-- start Information provided --
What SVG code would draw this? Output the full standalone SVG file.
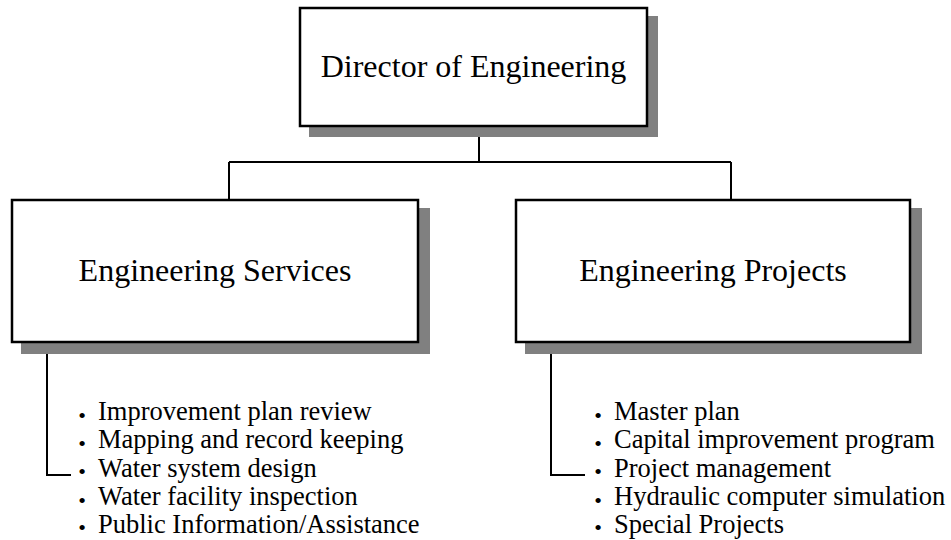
<svg xmlns="http://www.w3.org/2000/svg" width="951" height="540" viewBox="0 0 951 540">
<style>
.shadow{fill:#808080;stroke:none}
.box{fill:#ffffff;stroke:#000000;stroke-width:2.5}
.title{font-family:"Liberation Serif","Times New Roman",serif;font-size:32px;fill:#000;text-anchor:middle}
.item{font-family:"Liberation Serif","Times New Roman",serif;font-size:26.5px;fill:#000}
.bul{font-family:"Liberation Serif","Times New Roman",serif;font-size:22px;fill:#000;text-anchor:middle}
.conn{fill:none;stroke:#000;stroke-width:2}
</style>
<rect width="951" height="540" fill="#ffffff"/>
<g id="connectors">
<path class="conn" d="M479,126 V162 M229,162 H731 M229,162 V200 M731,162 V200"/>
<path class="conn" d="M47,342 V475 H71"/>
<path class="conn" d="M551,342 V475 H585"/>
</g>
<g id="director">
<rect class="shadow" x="309" y="16" width="349" height="121"/>
<rect class="box" x="300" y="8" width="347" height="118"/>
<text class="title" x="473.5" y="77">Director of Engineering</text>
</g>
<g id="services">
<rect class="shadow" x="21" y="208" width="409" height="146"/>
<rect class="box" x="12" y="200" width="406" height="142"/>
<text class="title" x="215" y="281">Engineering Services</text>
</g>
<g id="projects">
<rect class="shadow" x="525" y="208" width="397" height="146"/>
<rect class="box" x="516" y="200" width="394" height="142"/>
<text class="title" x="713" y="281">Engineering Projects</text>
</g>
<g id="services-list">
<text class="bul" x="82" y="422.5">•</text><text class="item" x="98" y="420">Improvement plan review</text>
<text class="bul" x="82" y="450.5">•</text><text class="item" x="98" y="448">Mapping and record keeping</text>
<text class="bul" x="82" y="479">•</text><text class="item" x="98" y="476.5">Water system design</text>
<text class="bul" x="82" y="507.5">•</text><text class="item" x="98" y="505">Water facility inspection</text>
<text class="bul" x="82" y="535">•</text><text class="item" x="98" y="533">Public Information/Assistance</text>
</g>
<g id="projects-list">
<text class="bul" x="598" y="422.5">•</text><text class="item" x="614" y="420">Master plan</text>
<text class="bul" x="598" y="450.5">•</text><text class="item" x="614" y="448">Capital improvement program</text>
<text class="bul" x="598" y="479">•</text><text class="item" x="614" y="476.5">Project management</text>
<text class="bul" x="598" y="507.5">•</text><text class="item" x="614" y="505">Hydraulic computer simulation</text>
<text class="bul" x="598" y="535">•</text><text class="item" x="614" y="533">Special Projects</text>
</g>
</svg>
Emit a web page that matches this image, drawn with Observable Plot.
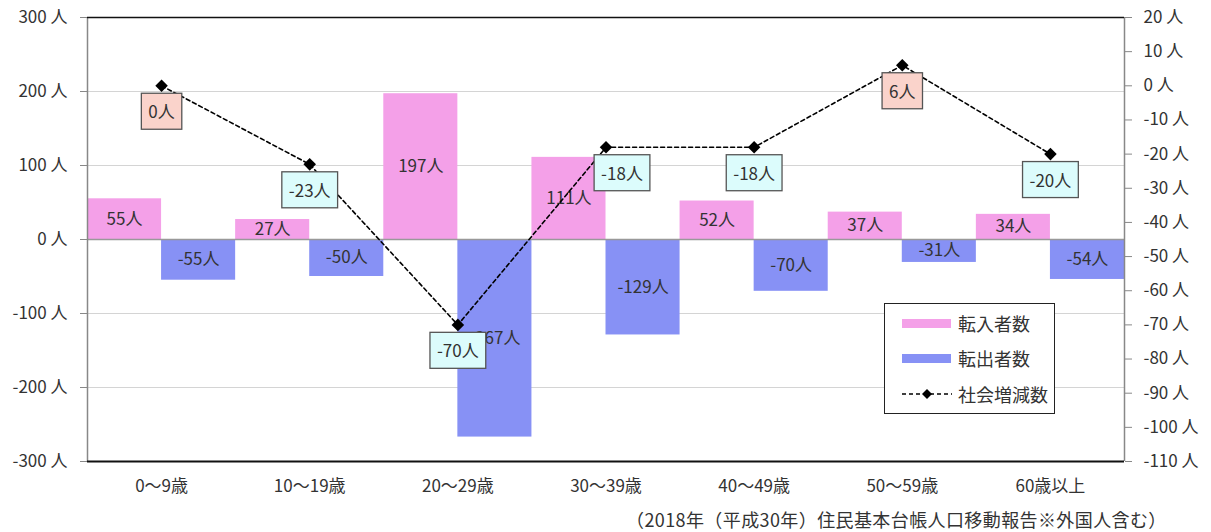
<!DOCTYPE html>
<html>
<head>
<meta charset="utf-8">
<script src="https://cdn.jsdelivr.net/npm/d3@7"></script>
<script src="https://cdn.jsdelivr.net/npm/@observablehq/plot@0.6"></script>
<style>
  html, body { margin: 0; padding: 0; background: #fff; }
  body { width: 1211px; height: 532px; position: relative; overflow: hidden; font-family: "Noto Sans CJK JP", "Noto Sans", sans-serif; color: #333; }
  #chart { position: absolute; left: 0; top: 0; }
  #legend { position: absolute; left: 884px; top: 303px; width: 169px; height: 109px; border: 1.5px solid #222; background: #fff; font-size: 18px; color: #333; }
  .li { position: absolute; left: 0; height: 24px; display: flex; align-items: center; white-space: nowrap; width: 169px; }
  .sw { width: 49px; height: 9px; margin-left: 17px; margin-right: 7px; flex: none; }
  #caption { position: absolute; left: 626px; top: 506px; font-size: 18px; letter-spacing: 0.4px; color: #333; white-space: nowrap; }
</style>
</head>
<body>
<div id="chart"></div>
<div id="legend">
  <div class="li" style="top:7px"><div class="sw" style="background:#F4A0E8"></div>転入者数</div>
  <div class="li" style="top:42px"><div class="sw" style="background:#8791F5"></div>転出者数</div>
  <div class="li" style="top:78px"><svg width="52" height="14" style="margin-left:16px;margin-right:5px;flex:none"><line x1="1" y1="7" x2="51" y2="7" stroke="#000" stroke-width="1.5" stroke-dasharray="4,3"/><path d="M26,2 L31,7 L26,12 L21,7Z" fill="#000"/></svg>社会増減数</div>
</div>
<div id="caption">（2018年（平成30年）住民基本台帳人口移動報告※外国人含む）</div>
<script>
const categories = ["0〜9歳", "10〜19歳", "20〜29歳", "30〜39歳", "40〜49歳", "50〜59歳", "60歳以上"];
const inflow = [55, 27, 197, 111, 52, 37, 34];
const outflow = [-55, -50, -267, -129, -70, -31, -54];
const net = [0, -23, -70, -18, -18, 6, -20];
const leftTicks = [-300, -200, -100, 0, 100, 200, 300];
const rightTicks = [20, 10, 0, -10, -20, -30, -40, -50, -60, -70, -80, -90, -100, -110];

// map right-axis (net) values onto the left-axis scale
const toLeft = v => -300 + (v + 110) * 600 / 130;
const fromLeft = y => (y + 300) * 130 / 600 - 110;

const inData = inflow.map((v, i) => ({i, v}));
const outData = outflow.map((v, i) => ({i, v}));
const netData = net.map((v, i) => ({i, v, y: toLeft(v)}));

const FONT = "'Noto Sans CJK JP', 'Noto Sans', sans-serif";
const NETFILL = "#323232";

const chart = Plot.plot({
  width: 1211,
  height: 532,
  marginLeft: 87,
  marginRight: 87,
  marginTop: 17,
  marginBottom: 71,
  x: {domain: [-0.5, categories.length - 0.5], axis: null},
  y: {domain: [-300, 300], axis: null},
  style: {fontFamily: FONT, fontSize: "17px", color: "#333", background: "transparent"},
  marks: [
    Plot.gridY([-200, -100, 100, 200], {stroke: "#d4d4d4", strokeOpacity: 1, strokeWidth: 1.2}),
    Plot.rect(inData, {x1: d => d.i - 0.5, x2: d => d.i, y1: 0, y2: d => d.v, fill: "#F4A0E8"}),
    Plot.rect(outData, {x1: d => d.i, x2: d => d.i + 0.5, y1: 0, y2: d => d.v, fill: "#8791F5"}),
    Plot.ruleY([0], {stroke: "#999", strokeWidth: 1.5}),
    Plot.ruleX([-0.5], {stroke: "#888", strokeWidth: 1.5}),
    Plot.ruleX([categories.length - 0.5], {stroke: "#888", strokeWidth: 1.5}),
    Plot.ruleY([300], {stroke: "#111", strokeWidth: 1.5}),
    Plot.ruleY([-300], {stroke: "#111", strokeWidth: 2}),
    Plot.axisY(leftTicks, {anchor: "left", label: null, tickFormat: d => d + " 人", tickSize: 7, tickPadding: 13, stroke: "#888", fill: "#333", fontSize: 17}),
    Plot.axisY(rightTicks.map(toLeft), {anchor: "right", label: null, tickFormat: d => Math.round(fromLeft(d)) + " 人", tickSize: 7, tickPadding: 12, stroke: "#888", fill: "#333", fontSize: 17}),
    Plot.axisX(d3.range(categories.length), {anchor: "bottom", label: null, tickFormat: i => categories[i], tickSize: 0, tickPadding: 18, fill: "#333", fontSize: 17}),
    Plot.text(inData, {x: d => d.i - 0.25, y: d => d.v / 2, text: d => d.v + "人", fill: "#333", fontSize: 17}),
    Plot.text(outData, {x: d => d.i + 0.25, y: d => d.v / 2, text: d => d.v + "人", fill: "#333", fontSize: 17}),
    Plot.line(netData, {x: "i", y: "y", stroke: "#000", strokeWidth: 1.6, strokeDasharray: "4,3"}),
    Plot.dot(netData, {x: "i", y: "y", symbol: "square", rotate: 45, r: 5, fill: "#000", stroke: null}),
    Plot.text(netData.filter(d => d.i !== 3), {x: "i", y: "y", dy: 27, text: d => d.v + "人", fill: NETFILL, fontSize: 17, ariaLabel: "netlab"}),
    Plot.text(netData.filter(d => d.i === 3), {x: "i", y: "y", dy: 27, dx: 16, text: d => d.v + "人", fill: NETFILL, fontSize: 17, ariaLabel: "netlab"})
  ]
});

document.getElementById("chart").appendChild(chart);

// draw boxes behind the net-change labels
const netTexts = new Set([
  ...chart.querySelectorAll('g[aria-label="netlab"] text'),
  ...chart.querySelectorAll('g[fill="' + NETFILL + '"] text')
]);
netTexts.forEach(t => {
  const b = t.getBBox();
  const padX = 7, padY = 6;
  const r = document.createElementNS("http://www.w3.org/2000/svg", "rect");
  r.setAttribute("x", b.x - padX);
  r.setAttribute("y", b.y - padY + 1);
  r.setAttribute("width", b.width + 2 * padX);
  r.setAttribute("height", b.height + 2 * padY - 1);
  const neg = t.textContent.trim().startsWith("-");
  r.setAttribute("fill", neg ? "#DCFCFC" : "#FAD3CB");
  r.setAttribute("stroke", "#555");
  r.setAttribute("stroke-width", "1.3");
  const tr = t.getAttribute("transform");
  if (tr) r.setAttribute("transform", tr);
  t.parentNode.insertBefore(r, t);
});
</script>
</body>
</html>
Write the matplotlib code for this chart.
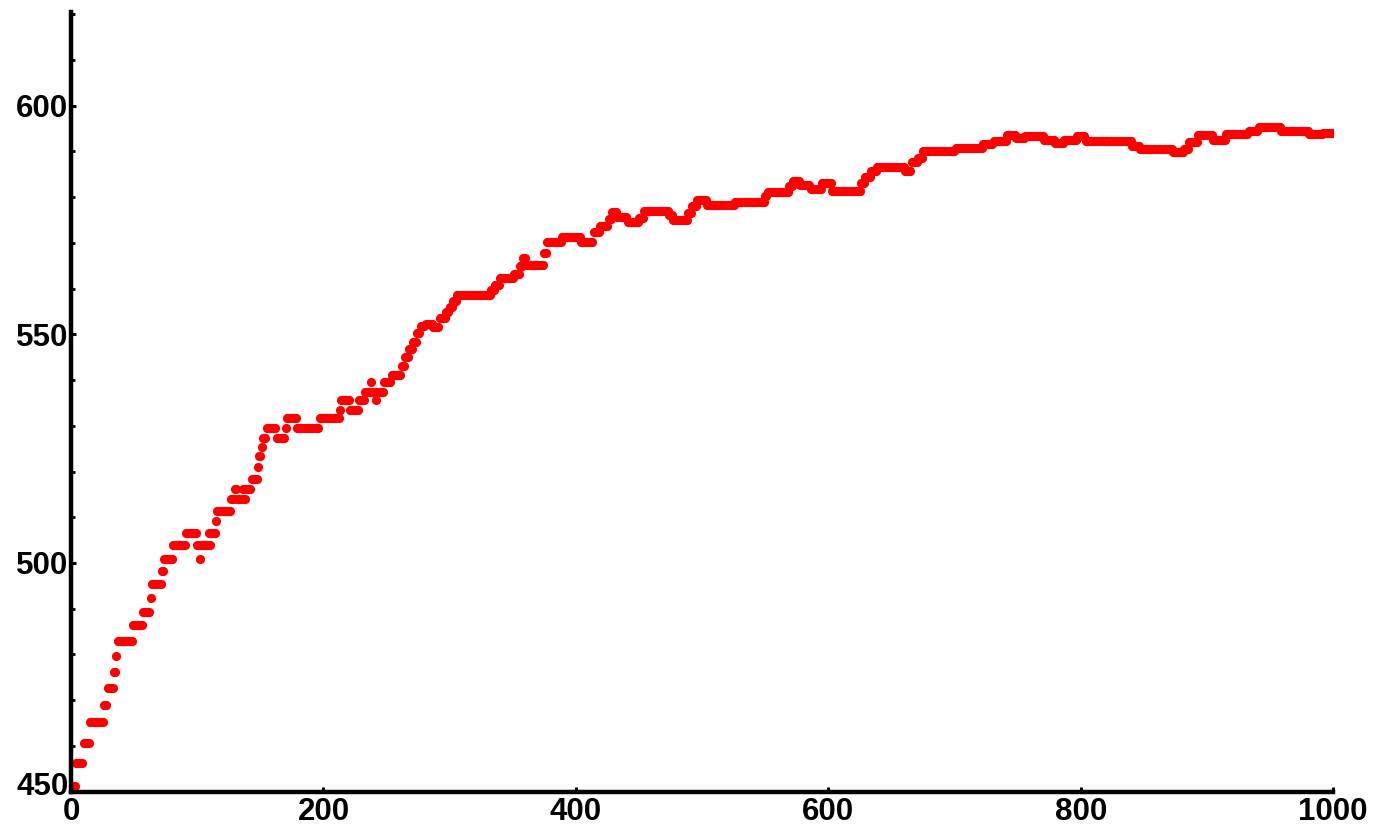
-- end Information provided --
§ **Your instructions**
Give back exactly the lines from the one containing "Emit a web page" to the one containing "const netData = net.map((v, i)", both included, and no pictures.

§ **Task output**
Emit a web page that matches this image, drawn with Observable Plot.
<!DOCTYPE html>
<html>
<head>
<meta charset="utf-8">
<script src="https://cdn.jsdelivr.net/npm/d3@7"></script>
<script src="https://cdn.jsdelivr.net/npm/@observablehq/plot@0.6"></script>
<style>
  html, body { margin: 0; padding: 0; background: #fff; }
  body { width: 1211px; height: 532px; position: relative; overflow: hidden; font-family: "Noto Sans CJK JP", "Noto Sans", sans-serif; color: #333; }
  #chart { position: absolute; left: 0; top: 0; }
  #legend { position: absolute; left: 884px; top: 303px; width: 169px; height: 109px; border: 1.5px solid #222; background: #fff; font-size: 18px; color: #333; }
  .li { position: absolute; left: 0; height: 24px; display: flex; align-items: center; white-space: nowrap; width: 169px; }
  .sw { width: 49px; height: 9px; margin-left: 17px; margin-right: 7px; flex: none; }
  #caption { position: absolute; left: 626px; top: 506px; font-size: 18px; letter-spacing: 0.4px; color: #333; white-space: nowrap; }
</style>
</head>
<body>
<div id="chart"></div>
<div id="legend">
  <div class="li" style="top:7px"><div class="sw" style="background:#F4A0E8"></div>転入者数</div>
  <div class="li" style="top:42px"><div class="sw" style="background:#8791F5"></div>転出者数</div>
  <div class="li" style="top:78px"><svg width="52" height="14" style="margin-left:16px;margin-right:5px;flex:none"><line x1="1" y1="7" x2="51" y2="7" stroke="#000" stroke-width="1.5" stroke-dasharray="4,3"/><path d="M26,2 L31,7 L26,12 L21,7Z" fill="#000"/></svg>社会増減数</div>
</div>
<div id="caption">（2018年（平成30年）住民基本台帳人口移動報告※外国人含む）</div>
<script>
const categories = ["0〜9歳", "10〜19歳", "20〜29歳", "30〜39歳", "40〜49歳", "50〜59歳", "60歳以上"];
const inflow = [55, 27, 197, 111, 52, 37, 34];
const outflow = [-55, -50, -267, -129, -70, -31, -54];
const net = [0, -23, -70, -18, -18, 6, -20];
const leftTicks = [-300, -200, -100, 0, 100, 200, 300];
const rightTicks = [20, 10, 0, -10, -20, -30, -40, -50, -60, -70, -80, -90, -100, -110];

// map right-axis (net) values onto the left-axis scale
const toLeft = v => -300 + (v + 110) * 600 / 130;
const fromLeft = y => (y + 300) * 130 / 600 - 110;

const inData = inflow.map((v, i) => ({i, v}));
const outData = outflow.map((v, i) => ({i, v}));
const netData = net.map((v, i) => ({i, v, y: toLeft(v)}));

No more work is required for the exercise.